- _Charts and diagrams as code_
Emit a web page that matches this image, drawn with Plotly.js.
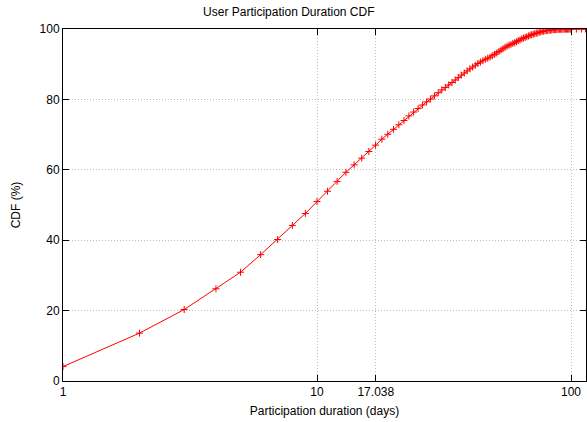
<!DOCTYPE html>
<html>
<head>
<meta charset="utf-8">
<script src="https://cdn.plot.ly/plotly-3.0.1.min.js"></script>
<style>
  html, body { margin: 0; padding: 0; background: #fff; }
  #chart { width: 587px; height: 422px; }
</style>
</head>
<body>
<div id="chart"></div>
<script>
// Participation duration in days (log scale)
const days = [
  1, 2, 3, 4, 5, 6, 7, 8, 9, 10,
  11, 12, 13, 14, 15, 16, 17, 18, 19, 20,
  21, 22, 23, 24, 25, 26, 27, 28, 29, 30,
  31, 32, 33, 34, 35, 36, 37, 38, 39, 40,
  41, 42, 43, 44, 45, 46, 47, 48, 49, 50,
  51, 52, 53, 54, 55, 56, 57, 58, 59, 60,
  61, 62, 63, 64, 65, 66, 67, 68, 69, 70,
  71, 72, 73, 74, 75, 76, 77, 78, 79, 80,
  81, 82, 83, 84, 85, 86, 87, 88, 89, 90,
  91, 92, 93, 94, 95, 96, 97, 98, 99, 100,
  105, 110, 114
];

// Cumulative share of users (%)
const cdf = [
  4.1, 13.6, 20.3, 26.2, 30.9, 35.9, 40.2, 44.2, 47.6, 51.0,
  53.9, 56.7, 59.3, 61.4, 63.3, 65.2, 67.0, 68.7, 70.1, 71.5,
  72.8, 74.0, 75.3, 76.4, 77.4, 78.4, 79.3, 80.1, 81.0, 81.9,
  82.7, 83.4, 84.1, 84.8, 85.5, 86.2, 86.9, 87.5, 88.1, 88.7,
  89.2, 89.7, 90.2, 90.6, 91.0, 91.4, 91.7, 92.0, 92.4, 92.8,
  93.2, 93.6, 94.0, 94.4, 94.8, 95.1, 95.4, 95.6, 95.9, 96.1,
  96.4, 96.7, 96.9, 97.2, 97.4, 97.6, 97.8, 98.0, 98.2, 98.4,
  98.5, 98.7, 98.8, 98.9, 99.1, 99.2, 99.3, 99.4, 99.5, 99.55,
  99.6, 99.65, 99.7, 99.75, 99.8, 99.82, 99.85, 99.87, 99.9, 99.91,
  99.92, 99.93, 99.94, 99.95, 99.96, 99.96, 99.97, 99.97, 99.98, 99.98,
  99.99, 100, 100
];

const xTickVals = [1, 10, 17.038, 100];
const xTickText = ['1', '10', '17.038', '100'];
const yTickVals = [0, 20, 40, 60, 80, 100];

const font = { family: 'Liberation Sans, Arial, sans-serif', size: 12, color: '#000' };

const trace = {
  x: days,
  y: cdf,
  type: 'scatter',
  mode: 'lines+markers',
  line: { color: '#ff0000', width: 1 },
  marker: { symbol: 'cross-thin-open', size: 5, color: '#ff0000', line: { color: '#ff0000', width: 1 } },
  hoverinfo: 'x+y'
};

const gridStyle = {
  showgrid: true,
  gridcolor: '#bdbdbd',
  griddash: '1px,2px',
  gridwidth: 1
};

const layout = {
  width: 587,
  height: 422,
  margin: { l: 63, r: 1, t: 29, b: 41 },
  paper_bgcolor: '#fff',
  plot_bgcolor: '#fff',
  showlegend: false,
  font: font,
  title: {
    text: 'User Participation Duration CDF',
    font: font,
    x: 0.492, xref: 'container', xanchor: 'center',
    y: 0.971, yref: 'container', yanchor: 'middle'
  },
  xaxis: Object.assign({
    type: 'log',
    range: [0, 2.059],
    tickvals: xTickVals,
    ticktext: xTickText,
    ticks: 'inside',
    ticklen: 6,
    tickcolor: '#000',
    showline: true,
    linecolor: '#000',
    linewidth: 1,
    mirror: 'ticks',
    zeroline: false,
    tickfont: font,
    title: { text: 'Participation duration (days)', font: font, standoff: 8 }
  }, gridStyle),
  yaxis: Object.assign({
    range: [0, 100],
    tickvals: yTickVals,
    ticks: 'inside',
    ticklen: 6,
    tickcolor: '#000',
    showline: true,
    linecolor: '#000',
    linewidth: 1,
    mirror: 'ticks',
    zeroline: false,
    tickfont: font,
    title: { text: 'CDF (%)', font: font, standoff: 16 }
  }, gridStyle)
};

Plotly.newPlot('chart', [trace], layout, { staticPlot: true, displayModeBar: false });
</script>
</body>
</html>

---

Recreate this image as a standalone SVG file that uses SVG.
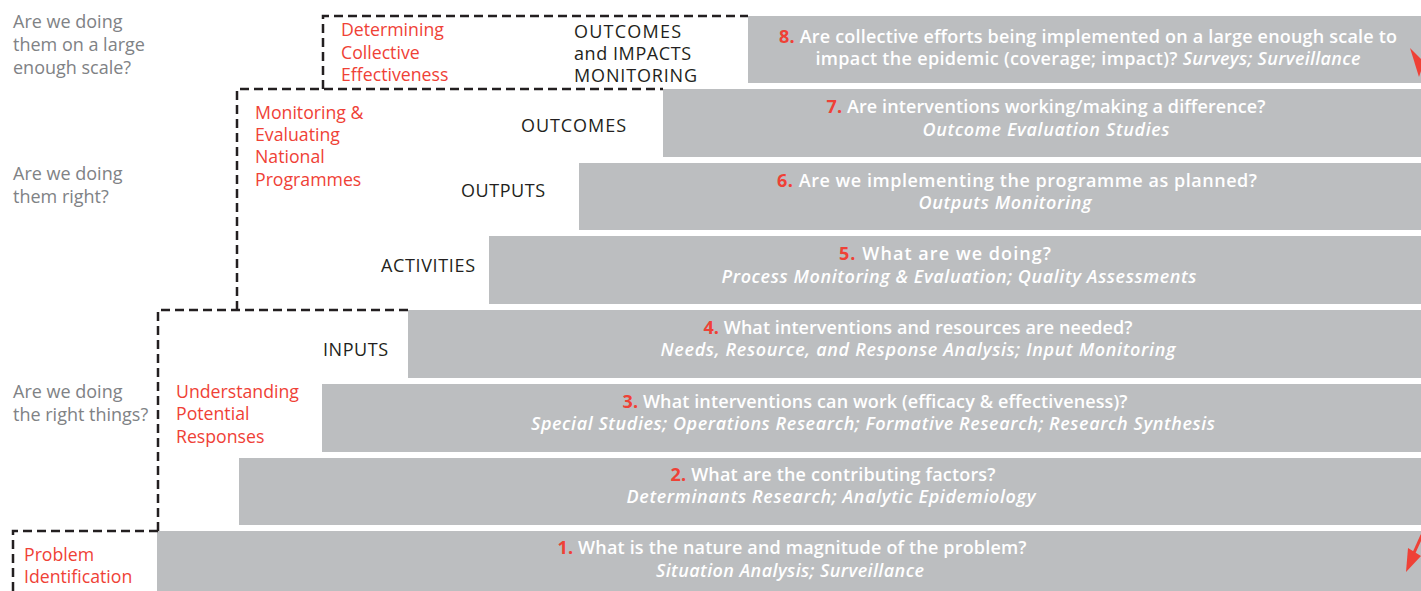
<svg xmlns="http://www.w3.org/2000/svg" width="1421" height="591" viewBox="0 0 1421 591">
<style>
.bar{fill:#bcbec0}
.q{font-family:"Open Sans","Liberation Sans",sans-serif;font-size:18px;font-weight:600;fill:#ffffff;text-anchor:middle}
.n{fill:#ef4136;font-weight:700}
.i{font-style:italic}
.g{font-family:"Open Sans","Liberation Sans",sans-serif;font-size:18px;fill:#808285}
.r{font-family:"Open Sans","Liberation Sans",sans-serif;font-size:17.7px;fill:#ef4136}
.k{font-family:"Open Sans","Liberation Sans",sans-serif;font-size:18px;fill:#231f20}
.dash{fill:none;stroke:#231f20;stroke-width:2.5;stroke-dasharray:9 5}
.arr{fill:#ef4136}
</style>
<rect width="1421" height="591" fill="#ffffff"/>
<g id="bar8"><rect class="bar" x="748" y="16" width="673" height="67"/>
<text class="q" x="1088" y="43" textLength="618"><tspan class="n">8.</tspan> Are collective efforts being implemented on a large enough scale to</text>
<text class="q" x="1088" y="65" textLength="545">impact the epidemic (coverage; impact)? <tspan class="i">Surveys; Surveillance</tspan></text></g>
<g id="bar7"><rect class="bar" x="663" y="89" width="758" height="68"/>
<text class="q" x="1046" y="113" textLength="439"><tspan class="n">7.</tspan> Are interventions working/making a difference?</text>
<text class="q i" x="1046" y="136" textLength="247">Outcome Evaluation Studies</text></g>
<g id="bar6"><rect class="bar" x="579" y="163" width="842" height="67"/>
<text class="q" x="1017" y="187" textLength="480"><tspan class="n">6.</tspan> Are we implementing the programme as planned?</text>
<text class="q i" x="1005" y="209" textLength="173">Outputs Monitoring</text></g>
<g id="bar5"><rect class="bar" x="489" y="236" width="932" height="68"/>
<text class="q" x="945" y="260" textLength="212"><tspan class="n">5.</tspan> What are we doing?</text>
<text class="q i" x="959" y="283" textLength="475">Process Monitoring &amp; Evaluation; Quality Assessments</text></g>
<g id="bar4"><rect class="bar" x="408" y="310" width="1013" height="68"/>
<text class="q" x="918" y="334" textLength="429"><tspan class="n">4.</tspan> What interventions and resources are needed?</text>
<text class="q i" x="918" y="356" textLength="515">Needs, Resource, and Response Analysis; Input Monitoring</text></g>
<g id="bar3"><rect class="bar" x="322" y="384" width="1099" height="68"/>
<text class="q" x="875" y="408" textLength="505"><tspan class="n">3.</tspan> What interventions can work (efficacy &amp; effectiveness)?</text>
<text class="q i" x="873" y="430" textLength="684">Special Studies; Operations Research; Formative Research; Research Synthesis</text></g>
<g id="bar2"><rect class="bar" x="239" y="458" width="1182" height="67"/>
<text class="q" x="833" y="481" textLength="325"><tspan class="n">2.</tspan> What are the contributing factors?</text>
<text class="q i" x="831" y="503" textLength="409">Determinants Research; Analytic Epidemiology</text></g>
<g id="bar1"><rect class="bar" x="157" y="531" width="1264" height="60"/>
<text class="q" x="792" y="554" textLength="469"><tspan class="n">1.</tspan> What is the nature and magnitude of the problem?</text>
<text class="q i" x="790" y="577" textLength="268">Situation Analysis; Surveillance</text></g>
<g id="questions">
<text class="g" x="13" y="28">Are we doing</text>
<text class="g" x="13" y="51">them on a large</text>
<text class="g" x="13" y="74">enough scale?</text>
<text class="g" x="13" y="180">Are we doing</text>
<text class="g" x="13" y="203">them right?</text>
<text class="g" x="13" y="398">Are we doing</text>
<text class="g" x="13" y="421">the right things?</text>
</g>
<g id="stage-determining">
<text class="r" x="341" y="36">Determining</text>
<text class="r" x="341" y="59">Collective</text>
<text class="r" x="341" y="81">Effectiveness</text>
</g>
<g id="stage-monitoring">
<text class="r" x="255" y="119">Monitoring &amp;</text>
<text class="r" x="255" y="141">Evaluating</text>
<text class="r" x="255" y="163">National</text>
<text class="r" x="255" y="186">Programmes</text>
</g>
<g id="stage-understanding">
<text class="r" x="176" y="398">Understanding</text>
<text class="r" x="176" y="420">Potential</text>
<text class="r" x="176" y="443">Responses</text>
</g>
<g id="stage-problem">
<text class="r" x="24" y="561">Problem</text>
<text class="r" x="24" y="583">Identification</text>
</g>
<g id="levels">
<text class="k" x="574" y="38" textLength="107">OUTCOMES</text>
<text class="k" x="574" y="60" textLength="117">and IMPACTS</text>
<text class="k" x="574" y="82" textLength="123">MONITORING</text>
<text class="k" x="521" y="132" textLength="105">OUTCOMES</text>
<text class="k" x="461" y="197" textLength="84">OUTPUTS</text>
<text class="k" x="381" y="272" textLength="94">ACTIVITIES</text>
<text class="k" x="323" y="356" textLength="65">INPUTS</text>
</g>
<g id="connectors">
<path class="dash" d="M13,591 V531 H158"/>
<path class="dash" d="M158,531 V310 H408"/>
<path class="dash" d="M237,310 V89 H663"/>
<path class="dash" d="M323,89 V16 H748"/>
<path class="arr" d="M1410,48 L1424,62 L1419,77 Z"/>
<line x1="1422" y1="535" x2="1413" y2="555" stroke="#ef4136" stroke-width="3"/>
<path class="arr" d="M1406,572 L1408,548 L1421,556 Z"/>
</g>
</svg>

- _STATED TASK_
Check each line of the material above for "this" and say how many lines contain it, giving the number alone.

- _TASK OUTPUT_
2